## Exercise prompt
Scan the lines below for the string "this" and copy every one that has it.

## Rows
• • • •

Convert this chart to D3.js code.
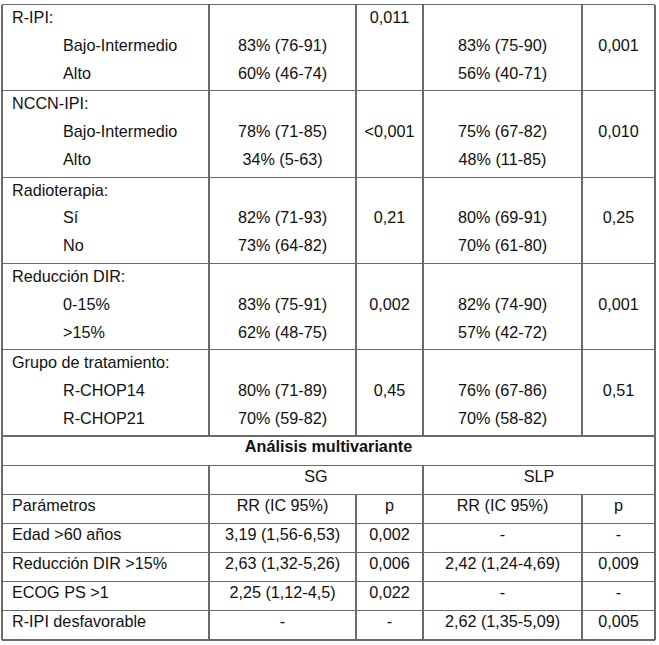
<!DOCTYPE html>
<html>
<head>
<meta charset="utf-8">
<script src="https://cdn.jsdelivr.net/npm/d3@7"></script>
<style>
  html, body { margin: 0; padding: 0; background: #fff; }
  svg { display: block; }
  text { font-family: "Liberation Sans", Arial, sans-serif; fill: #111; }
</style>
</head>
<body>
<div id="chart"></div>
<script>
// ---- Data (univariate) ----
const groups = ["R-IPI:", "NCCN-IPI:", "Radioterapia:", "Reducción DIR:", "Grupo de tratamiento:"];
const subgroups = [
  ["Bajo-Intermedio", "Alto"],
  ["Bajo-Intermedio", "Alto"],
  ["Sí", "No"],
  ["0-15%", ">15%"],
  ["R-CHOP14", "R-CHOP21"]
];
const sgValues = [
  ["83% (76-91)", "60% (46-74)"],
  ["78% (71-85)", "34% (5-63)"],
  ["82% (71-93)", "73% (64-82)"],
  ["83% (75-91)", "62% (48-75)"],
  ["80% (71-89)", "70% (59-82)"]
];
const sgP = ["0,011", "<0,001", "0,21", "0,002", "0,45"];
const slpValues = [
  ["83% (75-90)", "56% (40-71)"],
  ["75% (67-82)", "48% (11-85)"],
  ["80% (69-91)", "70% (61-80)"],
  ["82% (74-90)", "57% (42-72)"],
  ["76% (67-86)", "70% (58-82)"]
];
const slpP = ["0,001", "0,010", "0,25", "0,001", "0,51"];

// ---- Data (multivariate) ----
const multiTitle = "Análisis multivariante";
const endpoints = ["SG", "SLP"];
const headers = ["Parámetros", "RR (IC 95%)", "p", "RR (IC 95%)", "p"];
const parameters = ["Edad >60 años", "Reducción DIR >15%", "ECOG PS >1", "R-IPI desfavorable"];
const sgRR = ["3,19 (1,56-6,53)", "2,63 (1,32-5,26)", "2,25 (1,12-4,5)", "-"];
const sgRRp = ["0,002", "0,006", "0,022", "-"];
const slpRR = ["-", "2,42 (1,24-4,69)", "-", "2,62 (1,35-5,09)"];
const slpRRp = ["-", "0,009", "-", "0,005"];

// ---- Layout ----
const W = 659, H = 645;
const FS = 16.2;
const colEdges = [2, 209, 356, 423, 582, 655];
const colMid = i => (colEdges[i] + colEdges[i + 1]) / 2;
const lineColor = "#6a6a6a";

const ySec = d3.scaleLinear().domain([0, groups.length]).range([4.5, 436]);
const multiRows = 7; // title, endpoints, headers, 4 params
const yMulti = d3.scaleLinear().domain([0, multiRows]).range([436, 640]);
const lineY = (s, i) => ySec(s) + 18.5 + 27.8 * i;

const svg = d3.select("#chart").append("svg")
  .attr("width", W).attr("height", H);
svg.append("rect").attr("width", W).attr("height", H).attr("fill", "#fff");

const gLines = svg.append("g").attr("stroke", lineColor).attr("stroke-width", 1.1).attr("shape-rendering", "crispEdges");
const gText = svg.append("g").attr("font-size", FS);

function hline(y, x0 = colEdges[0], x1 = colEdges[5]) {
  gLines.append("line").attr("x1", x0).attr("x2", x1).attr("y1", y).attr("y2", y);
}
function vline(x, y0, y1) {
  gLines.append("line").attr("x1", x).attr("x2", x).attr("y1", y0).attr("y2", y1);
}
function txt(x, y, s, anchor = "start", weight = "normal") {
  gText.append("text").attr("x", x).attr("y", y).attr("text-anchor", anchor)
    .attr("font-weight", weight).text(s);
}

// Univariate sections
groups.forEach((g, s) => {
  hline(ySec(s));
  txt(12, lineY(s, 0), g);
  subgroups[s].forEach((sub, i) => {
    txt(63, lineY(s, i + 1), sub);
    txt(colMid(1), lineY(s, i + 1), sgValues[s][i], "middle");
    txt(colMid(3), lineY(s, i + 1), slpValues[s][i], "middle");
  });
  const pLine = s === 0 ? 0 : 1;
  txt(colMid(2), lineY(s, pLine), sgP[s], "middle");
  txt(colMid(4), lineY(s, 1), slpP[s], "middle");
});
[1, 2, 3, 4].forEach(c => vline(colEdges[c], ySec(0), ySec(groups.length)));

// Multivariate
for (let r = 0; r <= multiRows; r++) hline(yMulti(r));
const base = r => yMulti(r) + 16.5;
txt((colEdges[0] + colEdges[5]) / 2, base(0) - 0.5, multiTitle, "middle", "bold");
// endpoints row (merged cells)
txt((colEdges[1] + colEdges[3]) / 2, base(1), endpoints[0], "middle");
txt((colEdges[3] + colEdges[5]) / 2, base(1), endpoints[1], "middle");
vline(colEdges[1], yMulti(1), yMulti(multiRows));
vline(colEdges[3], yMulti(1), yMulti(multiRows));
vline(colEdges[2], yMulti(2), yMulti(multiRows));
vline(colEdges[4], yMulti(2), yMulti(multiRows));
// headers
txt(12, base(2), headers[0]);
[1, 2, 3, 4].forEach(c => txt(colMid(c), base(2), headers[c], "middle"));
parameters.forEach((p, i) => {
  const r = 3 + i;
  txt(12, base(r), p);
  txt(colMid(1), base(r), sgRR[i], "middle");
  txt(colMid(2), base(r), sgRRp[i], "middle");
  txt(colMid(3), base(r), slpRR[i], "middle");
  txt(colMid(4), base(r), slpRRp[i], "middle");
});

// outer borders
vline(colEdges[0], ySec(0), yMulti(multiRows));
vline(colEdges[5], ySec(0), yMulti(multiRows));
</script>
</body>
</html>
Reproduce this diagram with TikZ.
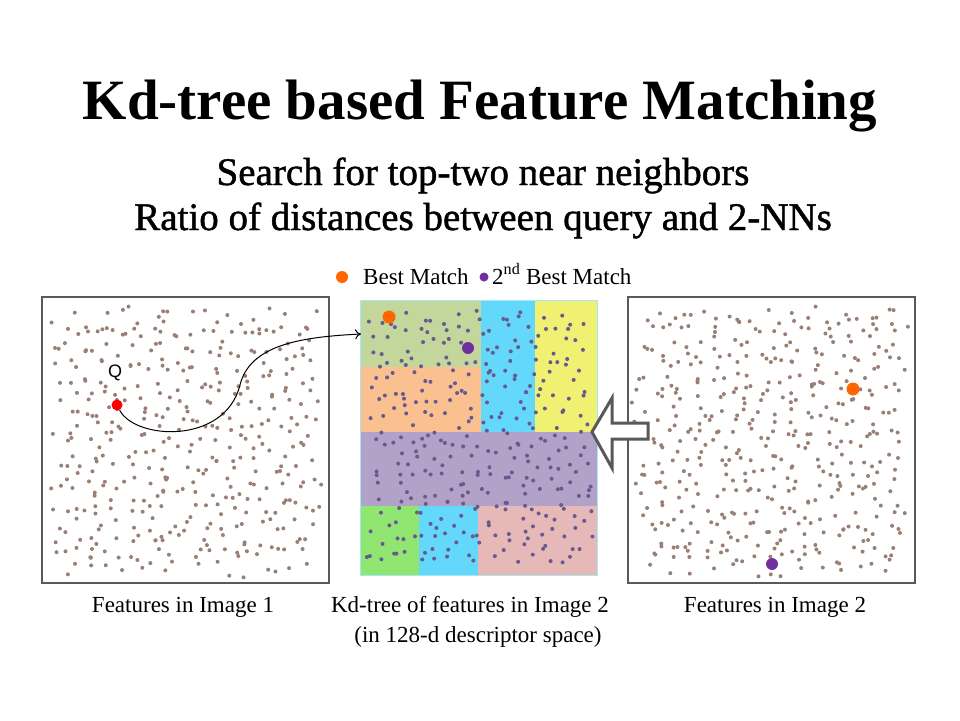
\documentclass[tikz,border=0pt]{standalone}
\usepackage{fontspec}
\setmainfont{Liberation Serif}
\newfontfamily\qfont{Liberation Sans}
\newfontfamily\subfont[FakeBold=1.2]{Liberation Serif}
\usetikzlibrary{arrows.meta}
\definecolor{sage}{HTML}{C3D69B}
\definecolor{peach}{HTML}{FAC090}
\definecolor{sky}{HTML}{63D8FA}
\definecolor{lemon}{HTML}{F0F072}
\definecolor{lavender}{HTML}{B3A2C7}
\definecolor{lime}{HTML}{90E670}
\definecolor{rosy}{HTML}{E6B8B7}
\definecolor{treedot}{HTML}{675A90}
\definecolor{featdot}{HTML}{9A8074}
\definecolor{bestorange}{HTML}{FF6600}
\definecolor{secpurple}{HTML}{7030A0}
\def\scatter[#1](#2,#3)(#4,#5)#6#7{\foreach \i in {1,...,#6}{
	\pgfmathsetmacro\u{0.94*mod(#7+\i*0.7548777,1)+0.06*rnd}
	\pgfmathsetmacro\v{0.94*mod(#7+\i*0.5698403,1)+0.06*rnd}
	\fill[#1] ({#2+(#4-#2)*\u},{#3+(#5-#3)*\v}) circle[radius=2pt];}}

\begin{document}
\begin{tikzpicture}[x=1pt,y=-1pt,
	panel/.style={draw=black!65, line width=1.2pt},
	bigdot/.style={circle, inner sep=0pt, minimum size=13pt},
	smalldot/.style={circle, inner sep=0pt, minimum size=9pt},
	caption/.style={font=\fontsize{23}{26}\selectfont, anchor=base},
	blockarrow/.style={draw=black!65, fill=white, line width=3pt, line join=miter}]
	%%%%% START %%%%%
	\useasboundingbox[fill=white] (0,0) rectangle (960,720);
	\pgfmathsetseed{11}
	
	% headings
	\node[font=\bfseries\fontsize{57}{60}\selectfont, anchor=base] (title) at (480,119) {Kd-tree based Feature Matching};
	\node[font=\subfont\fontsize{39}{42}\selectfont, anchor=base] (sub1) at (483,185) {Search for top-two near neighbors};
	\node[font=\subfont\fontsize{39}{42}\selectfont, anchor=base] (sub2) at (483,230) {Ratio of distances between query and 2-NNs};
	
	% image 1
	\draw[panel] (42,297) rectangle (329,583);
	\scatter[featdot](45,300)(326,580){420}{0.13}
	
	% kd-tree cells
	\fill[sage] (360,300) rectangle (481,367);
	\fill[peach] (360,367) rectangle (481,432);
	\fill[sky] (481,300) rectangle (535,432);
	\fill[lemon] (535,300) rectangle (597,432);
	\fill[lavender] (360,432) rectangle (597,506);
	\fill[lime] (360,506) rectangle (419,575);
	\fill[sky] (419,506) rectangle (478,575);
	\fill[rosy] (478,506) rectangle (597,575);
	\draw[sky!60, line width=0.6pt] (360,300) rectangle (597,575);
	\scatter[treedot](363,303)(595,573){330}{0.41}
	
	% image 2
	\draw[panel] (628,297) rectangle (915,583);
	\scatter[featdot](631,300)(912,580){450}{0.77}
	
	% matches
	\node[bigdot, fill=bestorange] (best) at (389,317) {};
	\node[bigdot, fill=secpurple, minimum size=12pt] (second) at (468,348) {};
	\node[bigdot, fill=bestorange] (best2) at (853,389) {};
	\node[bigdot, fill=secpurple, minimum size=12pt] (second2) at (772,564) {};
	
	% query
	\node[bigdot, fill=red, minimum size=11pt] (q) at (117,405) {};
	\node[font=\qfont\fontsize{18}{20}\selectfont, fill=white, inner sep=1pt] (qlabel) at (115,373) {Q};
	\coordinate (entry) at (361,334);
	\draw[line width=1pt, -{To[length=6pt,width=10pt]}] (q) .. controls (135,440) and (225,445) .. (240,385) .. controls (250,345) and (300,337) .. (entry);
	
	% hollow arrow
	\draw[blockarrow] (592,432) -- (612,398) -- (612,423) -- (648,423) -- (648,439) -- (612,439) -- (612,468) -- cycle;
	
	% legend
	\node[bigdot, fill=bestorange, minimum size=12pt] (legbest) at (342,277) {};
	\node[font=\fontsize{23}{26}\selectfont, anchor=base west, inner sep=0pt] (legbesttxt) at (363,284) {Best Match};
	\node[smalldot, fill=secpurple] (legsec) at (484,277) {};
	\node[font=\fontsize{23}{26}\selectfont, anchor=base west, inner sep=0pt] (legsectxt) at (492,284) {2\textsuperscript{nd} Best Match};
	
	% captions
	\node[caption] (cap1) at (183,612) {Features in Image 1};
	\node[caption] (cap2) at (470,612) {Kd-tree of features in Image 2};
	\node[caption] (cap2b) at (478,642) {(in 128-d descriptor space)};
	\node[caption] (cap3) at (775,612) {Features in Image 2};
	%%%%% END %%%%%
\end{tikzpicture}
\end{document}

• • • •

## Exercise response
Convert this chart to D3.js code.
Reproduce this diagram with TikZ.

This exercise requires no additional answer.